Abstract Title:

Neuroprotective signaling and the aging brain: take away my food and let me run.

Abstract Source:

Brain Res. 2000 Dec 15;886(1-2):47-53. PMID: 11119686

Abstract Author(s):

M P Mattson

Article Affiliation:

Laboratory of Neurosciences, National Institute on Aging Gerontology Research Center, 5600 Nathan Shock Drive, 21224-6825, Baltimore, MD, USA. [email protected]
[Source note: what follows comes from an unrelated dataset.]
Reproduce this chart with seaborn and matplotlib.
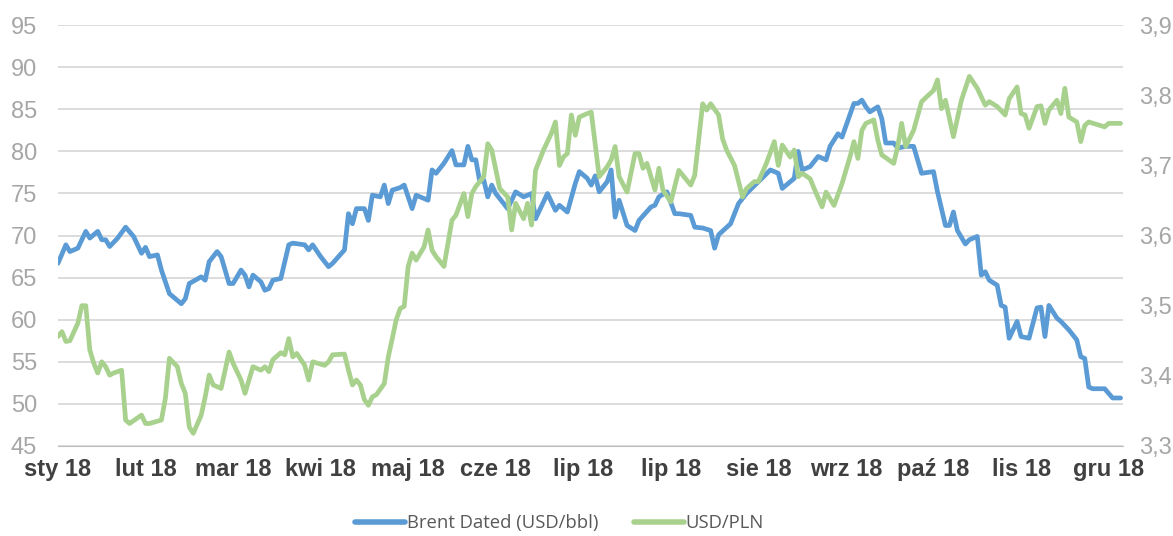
import pandas as pd
import matplotlib
matplotlib.use("Agg")
import matplotlib.pyplot as plt
import seaborn as sns
from matplotlib.lines import Line2D
from matplotlib.ticker import FuncFormatter

# trading-day index (from 2 Jan 2018) and values
brent_day = [0, 2, 3, 5, 7, 8, 10, 11, 12, 13, 15, 17, 19, 21, 22, 23, 25, 26, 28, 31,
             32, 33, 36, 37, 38, 40, 41, 43, 44, 46, 47, 48, 49, 51, 52, 53, 54, 56, 58, 59,
             62, 63, 64, 66, 68, 69, 72, 73, 74, 75, 77, 78, 79, 81, 82, 83, 84, 86, 87, 88,
             89, 90, 93, 94, 95, 97, 99, 100, 102, 103, 104, 105, 106, 107, 108, 109, 110, 113, 115, 117,
             119, 120, 123, 125, 126, 128, 130, 131, 133, 134, 135, 136, 138, 139, 140, 141, 143, 145, 146, 149,
             150, 151, 153, 155, 156, 159, 160, 162, 164, 165, 166, 169, 171, 173, 176, 179, 181, 182, 185, 186,
             187, 189, 191, 193, 194, 196, 197, 200, 201, 202, 203, 204, 206, 207, 208, 210, 211, 213, 215, 217,
             220, 221, 223, 224, 225, 226, 228, 229, 231, 232, 233, 234, 236, 237, 238, 239, 241, 242, 244, 246,
             247, 248, 249, 251, 252, 254, 256, 257, 258, 259, 260, 263, 265, 267]
brent = [66.7, 68.9, 68.1, 68.5, 70.5, 69.7, 70.5, 69.5, 69.5, 68.7, 69.7, 71.0, 69.9, 67.9, 68.6, 67.5, 67.7, 65.9, 63.1, 61.9,
         62.5, 64.3, 65.1, 64.7, 66.9, 68.1, 67.5, 64.3, 64.3, 65.9, 65.3, 63.9, 65.3, 64.5, 63.5, 63.7, 64.7, 64.9, 68.9, 69.1,
         68.9, 68.3, 68.9, 67.5, 66.3, 66.7, 68.3, 72.6, 71.4, 73.2, 73.2, 71.8, 74.8, 74.6, 76.0, 73.8, 75.4, 75.7, 76.0, 74.6,
         73.2, 74.8, 74.2, 77.8, 77.4, 78.6, 80.1, 78.4, 78.4, 80.6, 79.0, 79.0, 76.4, 76.6, 74.6, 76.0, 75.0, 73.2, 75.2, 74.6,
         75.0, 72.0, 75.0, 73.0, 73.6, 72.8, 76.2, 77.6, 76.8, 76.0, 77.1, 75.2, 76.4, 77.8, 72.2, 74.2, 71.2, 70.6, 71.8, 73.4,
         73.6, 74.6, 75.2, 72.6, 72.6, 72.4, 71.0, 70.9, 70.6, 68.5, 70.1, 71.4, 73.8, 75.0, 76.4, 77.8, 77.4, 75.6, 76.8, 80.0,
         77.8, 78.2, 79.4, 79.0, 80.6, 82.1, 81.7, 85.7, 85.7, 86.1, 85.3, 84.7, 85.3, 83.9, 81.0, 81.0, 80.4, 80.6, 80.6, 77.4,
         77.6, 75.2, 71.2, 71.2, 72.8, 70.6, 69.0, 69.5, 69.9, 65.3, 65.7, 64.7, 64.1, 61.7, 61.5, 57.8, 59.8, 58.0, 57.8, 61.4,
         61.5, 58.0, 61.7, 60.2, 59.8, 58.8, 57.6, 55.6, 55.4, 52.0, 51.8, 51.8, 50.7, 50.7]

pln_day = [0, 1, 2, 3, 5, 6, 7, 8, 9, 10, 11, 12, 13, 14, 16, 17, 18, 21, 22, 23,
           26, 27, 28, 30, 31, 32, 33, 34, 36, 37, 38, 39, 41, 43, 44, 46, 47, 49, 51, 52,
           53, 54, 56, 57, 58, 59, 60, 62, 63, 64, 67, 68, 69, 72, 73, 74, 75, 76, 77, 78,
           79, 80, 82, 83, 84, 85, 86, 87, 88, 89, 90, 92, 93, 94, 95, 97, 99, 100, 102, 103,
           104, 105, 107, 108, 109, 111, 113, 114, 115, 117, 118, 119, 120, 122, 124, 125, 126, 127, 128, 129,
           130, 131, 133, 134, 136, 138, 139, 140, 141, 143, 145, 146, 147, 148, 150, 151, 152, 154, 156, 159,
           160, 162, 163, 164, 166, 167, 168, 170, 172, 173, 175, 176, 178, 180, 181, 182, 184, 185, 186, 187,
           189, 190, 192, 193, 195, 197, 199, 200, 201, 202, 203, 205, 206, 207, 210, 211, 212, 213, 215, 217,
           220, 221, 222, 223, 225, 227, 229, 231, 233, 234, 236, 238, 239, 241, 242, 243, 244, 246, 247, 248,
           249, 251, 252, 253, 254, 256, 257, 258, 259, 263, 264, 267]
usdpln = [3.456, 3.463, 3.449, 3.450, 3.475, 3.500, 3.500, 3.437, 3.418, 3.404, 3.420, 3.413, 3.401, 3.404, 3.408, 3.337, 3.332, 3.344, 3.332, 3.332,
          3.337, 3.368, 3.425, 3.413, 3.389, 3.375, 3.327, 3.318, 3.344, 3.370, 3.401, 3.387, 3.382, 3.434, 3.418, 3.394, 3.375, 3.413, 3.408, 3.413,
          3.406, 3.423, 3.433, 3.430, 3.453, 3.427, 3.432, 3.415, 3.394, 3.420, 3.415, 3.420, 3.430, 3.431, 3.408, 3.387, 3.394, 3.387, 3.366, 3.358,
          3.370, 3.373, 3.389, 3.427, 3.453, 3.480, 3.496, 3.499, 3.556, 3.575, 3.565, 3.584, 3.608, 3.579, 3.570, 3.556, 3.622, 3.629, 3.660, 3.627,
          3.660, 3.670, 3.684, 3.731, 3.722, 3.667, 3.655, 3.608, 3.646, 3.624, 3.646, 3.615, 3.693, 3.722, 3.746, 3.762, 3.700, 3.712, 3.717, 3.772,
          3.743, 3.769, 3.774, 3.776, 3.684, 3.698, 3.708, 3.727, 3.684, 3.662, 3.717, 3.717, 3.696, 3.703, 3.665, 3.696, 3.665, 3.648, 3.693, 3.672,
          3.686, 3.788, 3.779, 3.788, 3.772, 3.738, 3.722, 3.700, 3.655, 3.667, 3.677, 3.677, 3.703, 3.734, 3.700, 3.729, 3.712, 3.722, 3.684, 3.689,
          3.681, 3.667, 3.641, 3.662, 3.643, 3.674, 3.712, 3.734, 3.710, 3.750, 3.760, 3.765, 3.736, 3.715, 3.703, 3.727, 3.760, 3.727, 3.750, 3.791,
          3.807, 3.822, 3.781, 3.793, 3.741, 3.793, 3.827, 3.810, 3.786, 3.791, 3.784, 3.772, 3.795, 3.812, 3.774, 3.772, 3.753, 3.784, 3.785, 3.760,
          3.779, 3.793, 3.774, 3.810, 3.769, 3.762, 3.734, 3.757, 3.762, 3.755, 3.760, 3.760]

tick_days = [0, 22, 44, 66, 88, 110, 132, 154, 176, 198, 220, 242, 264]
tick_labels = ["sty 18", "lut 18", "mar 18", "kwi 18", "maj 18", "cze 18", "lip 18",
               "lip 18", "sie 18", "wrz 18", "paź 18", "lis 18", "gru 18"]

df_brent = pd.DataFrame({"day": brent_day, "value": brent})
df_pln = pd.DataFrame({"day": pln_day, "value": usdpln})

BLUE = "#5B9BD5"
GREEN = "#A9D18E"
GRID = "#D9D9D9"

sns.set_style("white")
plt.rcParams["font.family"] = ["Liberation Sans", "DejaVu Sans"]

fig = plt.figure(figsize=(11.73, 5.36), dpi=100)
ax = fig.add_axes([0.0494, 0.168, 0.9076, 0.785])
ax2 = ax.twinx()

sns.lineplot(data=df_brent, x="day", y="value", ax=ax, color=BLUE, linewidth=3.4,
             estimator=None, zorder=3)
sns.lineplot(data=df_pln, x="day", y="value", ax=ax2, color=GREEN, linewidth=3.4,
             estimator=None, zorder=3)

ax.set_xlim(0, 267.5)
ax.set_ylim(45, 95)
ax.set_yticks(range(45, 96, 5))
ax2.set_ylim(3.3, 3.9)
ax2.set_yticks([3.3, 3.4, 3.5, 3.6, 3.7, 3.8, 3.9])
ax2.yaxis.set_major_formatter(FuncFormatter(lambda v, p: f"{v:.1f}".replace(".", ",")))

ax.grid(axis="y", color=GRID, linewidth=1.3)
ax.set_axisbelow(True)
ax2.grid(False)

ax.set_xticks(tick_days)
ax.set_xticklabels(tick_labels, fontsize=17, fontweight="bold", color="#404040")
ax.tick_params(axis="x", length=6, width=1, color="#BFBFBF", pad=3)
ax.tick_params(axis="y", length=0, labelsize=17, labelcolor="#A6A6A6", pad=15)
ax2.tick_params(axis="y", length=0, labelsize=17, labelcolor="#A6A6A6", pad=12)

for a in (ax, ax2):
    for s in ("top", "left", "right"):
        a.spines[s].set_visible(False)
    a.spines["bottom"].set_color("#BFBFBF")
    a.set_xlabel("")
    a.set_ylabel("")
ax2.spines["bottom"].set_visible(False)

handles = [Line2D([0], [0], color=BLUE, linewidth=4),
           Line2D([0], [0], color=GREEN, linewidth=4)]
leg = fig.legend(handles, ["Brent Dated (USD/bbl)", "USD/PLN"], loc="center",
                 bbox_to_anchor=(0.477, 0.024), ncol=2, frameon=False,
                 handlelength=2.7, handletextpad=0.1, columnspacing=1.9,
                 prop={"family": ["Open Sans", "DejaVu Sans"], "size": 13.3})
for t in leg.get_texts():
    t.set_color("#595959")

fig.savefig("out.png", dpi=100)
It is remarkable that neurons are able to survive and function for a century or more in many persons that age successfully. A better understanding of the molecular signaling mechanisms that permit such cell survival and synaptic plasticity may therefore lead to the development of new preventative and therapeutic strategies for age-related neurodegenerative disorders. We all know that overeating and lack of exercise are risk factors for many different age-related diseases including cardiovascular disease, diabetes and cancers. Our recent studies have shown that dietary restriction (reduced calorie intake) can increase the resistance of neurons in the brain to dysfunction and death in experimental models of Alzheimer's disease, Parkinson's disease, Huntington's disease and stroke. The mechanism underlying the beneficial effects of dietary restriction involves stimulation of the expression of 'stress proteins' and neurotrophic factors. The neurotrophic factors induced by dietary restriction may protect neurons by inducing the production of proteins that suppress oxyradical production, stabilize cellular calcium homeostasis and inhibit apoptotic biochemical cascades. Interestingly, dietary restriction also increases numbers of newly-generated neural cells in the adult brain suggesting that this dietary manipulation can increase the brain's capacity for plasticity and self-repair. Work in other laboratories suggests that physical and intellectual activity can similarly increase neurotrophic factor production and neurogenesis. Collectively, the available data suggest the that dietary restriction, and physical and mental activity, may reduce both the incidence and severity of neurodegenerative disorders in humans. A better understanding of the cellular and molecular mechanisms underlying these effects of diet and behavior on the brain is also leading to novel therapeutic agents that mimick the beneficial effects of dietary restriction and exercise.